The head of the Quad Cities Chamber of Commerce is making it clear, Davenport businesses want the city to take quick action on long term flood protection.
At Monday's second meeting of the Davenport Flood Task Force, chamber President and CEO, Paul Rumler, urged the group to develop a plan to permanently protect all of Davenport's riverfront.
Rumler used Cedar Rapids and Coralville as examples of cities that took action to protect areas that were inundated by floodwater in 2008. He says Davenport's downtown is touted as a "beacon of progress," and that it's critical to protect the city's and business community's investments from flooding for economic growth to continue.
At Monday's meeting, the group heard presentations from the Corps of Engineers about why the temporary flood wall failed. The Quad Cities National Weather Service also told members what led to the record flood on the Mississippi River this year, along with long term trends pointing to more and higher floods in the future.

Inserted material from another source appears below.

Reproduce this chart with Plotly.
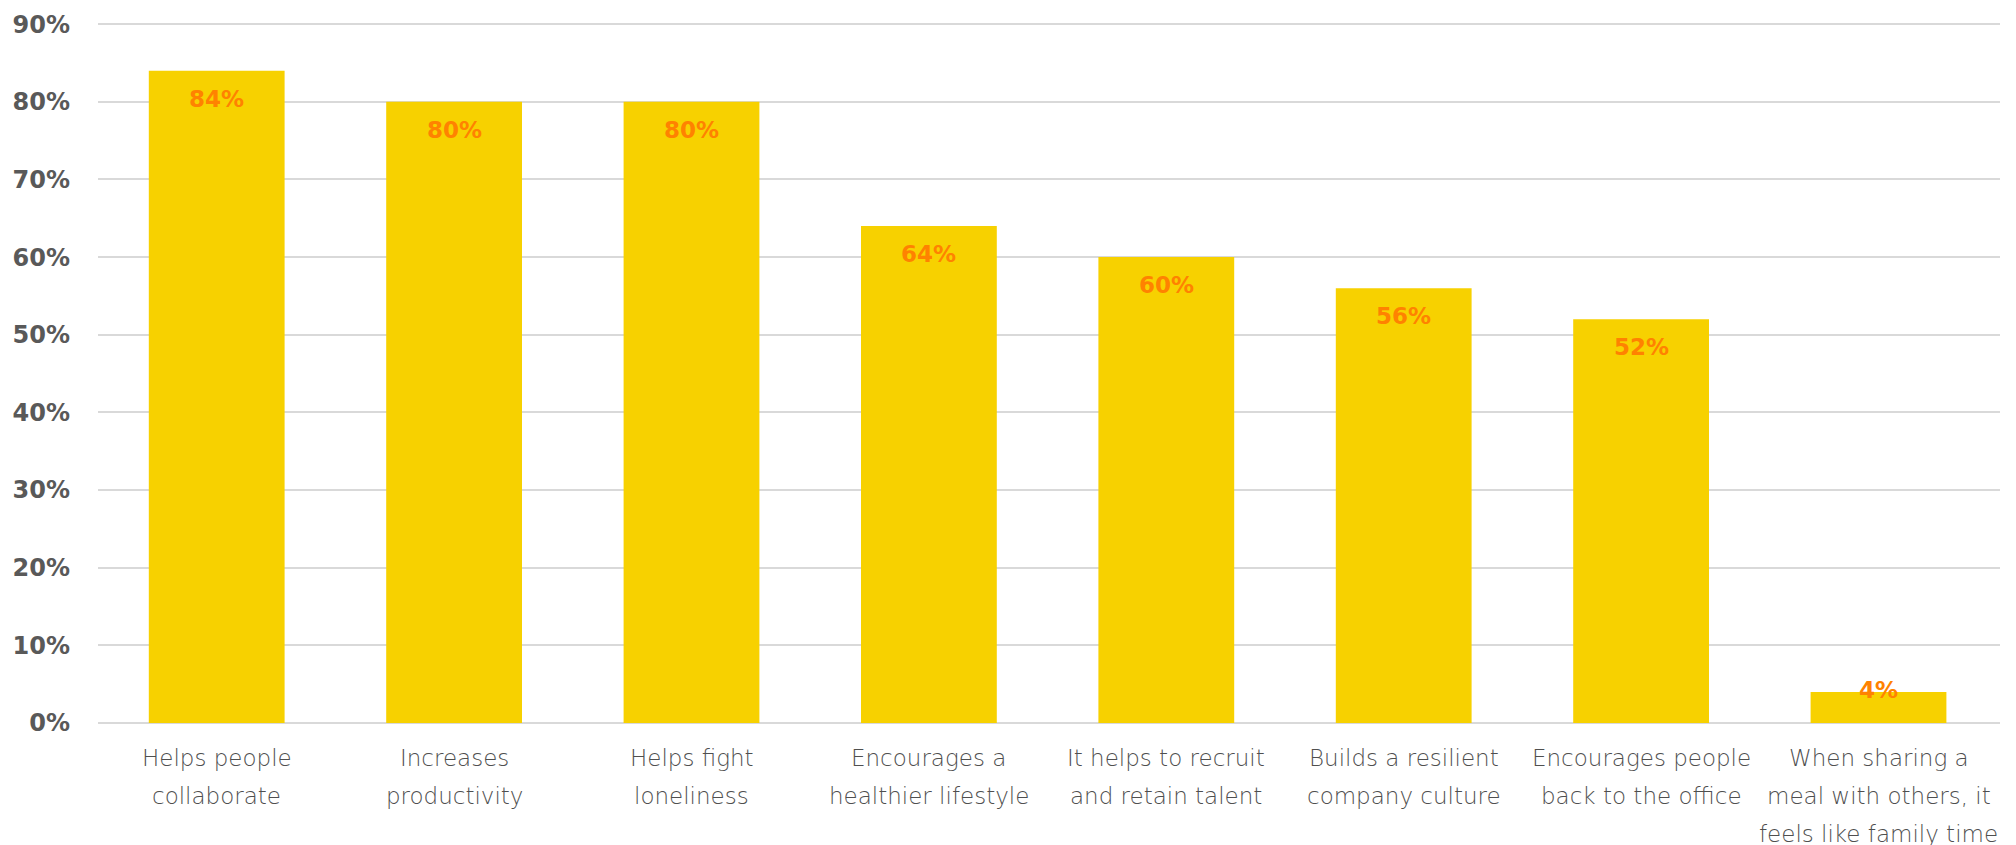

At the first meeting of Davenport's Flood Task Force, members formed small groups to prioritize what they want to protect from high water. The top tier mainly includes infrastructure such as the Water Pollution Control Plant, access to bridges, River Drive, the post office, and utilities. The second tier includes streets, the baseball stadium, west end businesses, and the Freight House. And the third tier features parks, River's Edge, boat docks, the Skybridge, Credit Island, and other recreational amenities.
One of the break-out groups decided not to prioritize what should be protected, saying the entire nine miles of Davenport riverfront should be protected.